Managing init Script and Spark Configurations

  1. Run the following command.

    cd ~/privacera/privacera-manager/output/databricks
    vi ranger_enable.sh
    
  2. In the CUST_CONF_URL property, add the public URL of the GCP storage bucket where you placed the privacera_custom_conf.zip.

    export CUST_CONF_URL=https://storage.googleapis.com/${PUBLIC_GCS_BUCKET}/ranger_enable.sh
    
  3. Upload the init script, ranger_enable.sh, to your Google Cloud Storage account and copy the file path of the script. For example, gs://privacera/dev/init/ranger_enable.sh

  4. Log on to the Databricks console with your account and open the target cluster or create a new cluster.

  5. Open the Cluster dialog and go to Edit mode.

  6. Open Advanced Options, open the tab Init Scripts. Enter (paste) the file path from step 3 for the init script location. Save (Confirm) this configuration.

  7. Open Advanced Options, open the tab Spark. Add the following content to the Spark Config edit box:

    spark.driver.extraJavaOptions -javaagent:/databricks/jars/privacera-agent.jar
    spark.databricks.isv.product privacera
    spark.databricks.pyspark.enableProcessIsolation false
    privacera.spark.view.levelmaskingrowfilter.extension.enable true
    
  8. Save (Confirm) this configuration.

  9. Start (or Restart) the selected Databricks Cluster.

Validation

In order to help evaluate the use of Privacera with Databricks, Privacera provides a set of Privacera Manager 'demo' notebooks. These can be downloaded from Privacera S3 repository using either your favorite browser, or a command line 'wget'. Use the notebook/sql sequence that matches your cluster.
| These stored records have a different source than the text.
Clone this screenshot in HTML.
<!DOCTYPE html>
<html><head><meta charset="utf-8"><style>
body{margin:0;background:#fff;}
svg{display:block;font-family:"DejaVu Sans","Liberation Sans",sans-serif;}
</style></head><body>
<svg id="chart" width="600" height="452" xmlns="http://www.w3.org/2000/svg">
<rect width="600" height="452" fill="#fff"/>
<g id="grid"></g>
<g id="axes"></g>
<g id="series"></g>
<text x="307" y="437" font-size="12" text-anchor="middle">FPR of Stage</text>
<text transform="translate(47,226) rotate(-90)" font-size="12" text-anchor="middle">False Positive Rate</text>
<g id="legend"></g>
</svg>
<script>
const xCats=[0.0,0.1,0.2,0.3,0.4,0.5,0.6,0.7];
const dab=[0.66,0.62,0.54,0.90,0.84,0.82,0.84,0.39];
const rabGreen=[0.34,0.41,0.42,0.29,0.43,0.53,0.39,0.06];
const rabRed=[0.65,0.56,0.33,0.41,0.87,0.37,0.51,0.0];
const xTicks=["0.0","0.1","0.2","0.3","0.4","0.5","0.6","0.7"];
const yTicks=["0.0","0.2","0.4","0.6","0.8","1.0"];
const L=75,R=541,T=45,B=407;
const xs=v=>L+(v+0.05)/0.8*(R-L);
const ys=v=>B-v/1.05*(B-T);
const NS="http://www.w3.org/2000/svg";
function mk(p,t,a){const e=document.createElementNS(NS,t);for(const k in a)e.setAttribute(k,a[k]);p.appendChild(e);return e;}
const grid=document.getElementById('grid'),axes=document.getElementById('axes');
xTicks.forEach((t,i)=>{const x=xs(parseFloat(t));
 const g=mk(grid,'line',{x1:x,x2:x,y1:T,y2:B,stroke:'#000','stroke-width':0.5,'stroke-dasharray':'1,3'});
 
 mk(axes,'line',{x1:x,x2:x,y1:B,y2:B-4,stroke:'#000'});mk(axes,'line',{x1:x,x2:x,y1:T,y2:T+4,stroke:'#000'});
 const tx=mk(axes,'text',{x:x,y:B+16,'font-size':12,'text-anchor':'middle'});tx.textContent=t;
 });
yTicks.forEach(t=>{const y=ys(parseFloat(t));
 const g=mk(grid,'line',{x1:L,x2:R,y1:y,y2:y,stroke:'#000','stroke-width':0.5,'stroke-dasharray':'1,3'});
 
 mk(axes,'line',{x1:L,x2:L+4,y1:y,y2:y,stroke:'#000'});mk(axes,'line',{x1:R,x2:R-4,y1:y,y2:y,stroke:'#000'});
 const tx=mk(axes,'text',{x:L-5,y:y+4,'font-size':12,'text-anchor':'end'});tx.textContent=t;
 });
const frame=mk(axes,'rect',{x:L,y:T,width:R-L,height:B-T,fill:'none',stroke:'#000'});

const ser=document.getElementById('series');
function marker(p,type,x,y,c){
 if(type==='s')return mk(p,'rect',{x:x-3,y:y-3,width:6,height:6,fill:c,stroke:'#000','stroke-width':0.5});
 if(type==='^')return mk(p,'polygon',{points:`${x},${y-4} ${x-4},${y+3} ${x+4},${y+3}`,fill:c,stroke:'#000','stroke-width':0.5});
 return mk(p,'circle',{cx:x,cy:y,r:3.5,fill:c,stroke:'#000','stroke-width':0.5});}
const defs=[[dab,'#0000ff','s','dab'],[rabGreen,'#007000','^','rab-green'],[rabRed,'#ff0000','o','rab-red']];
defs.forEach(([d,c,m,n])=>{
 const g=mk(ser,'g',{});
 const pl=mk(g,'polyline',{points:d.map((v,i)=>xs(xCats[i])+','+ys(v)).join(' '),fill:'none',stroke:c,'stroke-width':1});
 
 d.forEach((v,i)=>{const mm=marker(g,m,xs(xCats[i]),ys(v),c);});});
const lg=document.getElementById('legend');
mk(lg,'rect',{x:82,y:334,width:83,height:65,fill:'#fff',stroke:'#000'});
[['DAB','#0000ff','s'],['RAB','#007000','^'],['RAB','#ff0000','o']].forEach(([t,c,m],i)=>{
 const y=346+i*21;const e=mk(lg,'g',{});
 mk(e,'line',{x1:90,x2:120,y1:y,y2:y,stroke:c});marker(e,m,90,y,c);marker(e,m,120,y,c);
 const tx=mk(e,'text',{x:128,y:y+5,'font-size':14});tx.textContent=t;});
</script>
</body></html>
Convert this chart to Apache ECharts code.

  1. Download using your browser (just click on the correct file for your cluster, below:

    https://privacera.s3.amazonaws.com/public/pm-demo-data/databricks/PrivaceraSparkPlugin.sql

    If AWS S3 is configured from your Databricks cluster: https://privacera.s3.amazonaws.com/public/pm-demo-data/databricks/PrivaceraSparkPluginS3.sql

    If ADLS Gen2 is configured from your Databricks cluster: https://privacera.s3.amazonaws.com/public/pm-demo-data/databricks/PrivaceraSparkPluginADLS.sql

    or, if you are working from a Linux command line, use the 'wget' command to download.

    wget https://privacera.s3.amazonaws.com/public/pm-demo-data/databricks/PrivaceraSparkPlugin.sql -O PrivaceraSparkPlugin.sql

    wget https://privacera.s3.amazonaws.com/public/pm-demo-data/databricks/PrivaceraSparkPluginS3.sql -O PrivaceraSparkPluginS3.sql

    wget https://privacera.s3.amazonaws.com/public/pm-demo-data/databricks/PrivaceraSparkPluginADLS.sql -O PrivaceraSparkPluginADLS.sql

  2. Import the Databricks notebook:

    • Login to Databricks Console ->
    • Select Workspace -> Users -> Your User ->
    • Click on drop down ->
    • Click on Import and Choose the file downloaded
  3. Follow the suggested steps in the text of the notebook to exercise and validate Privacera with Databricks.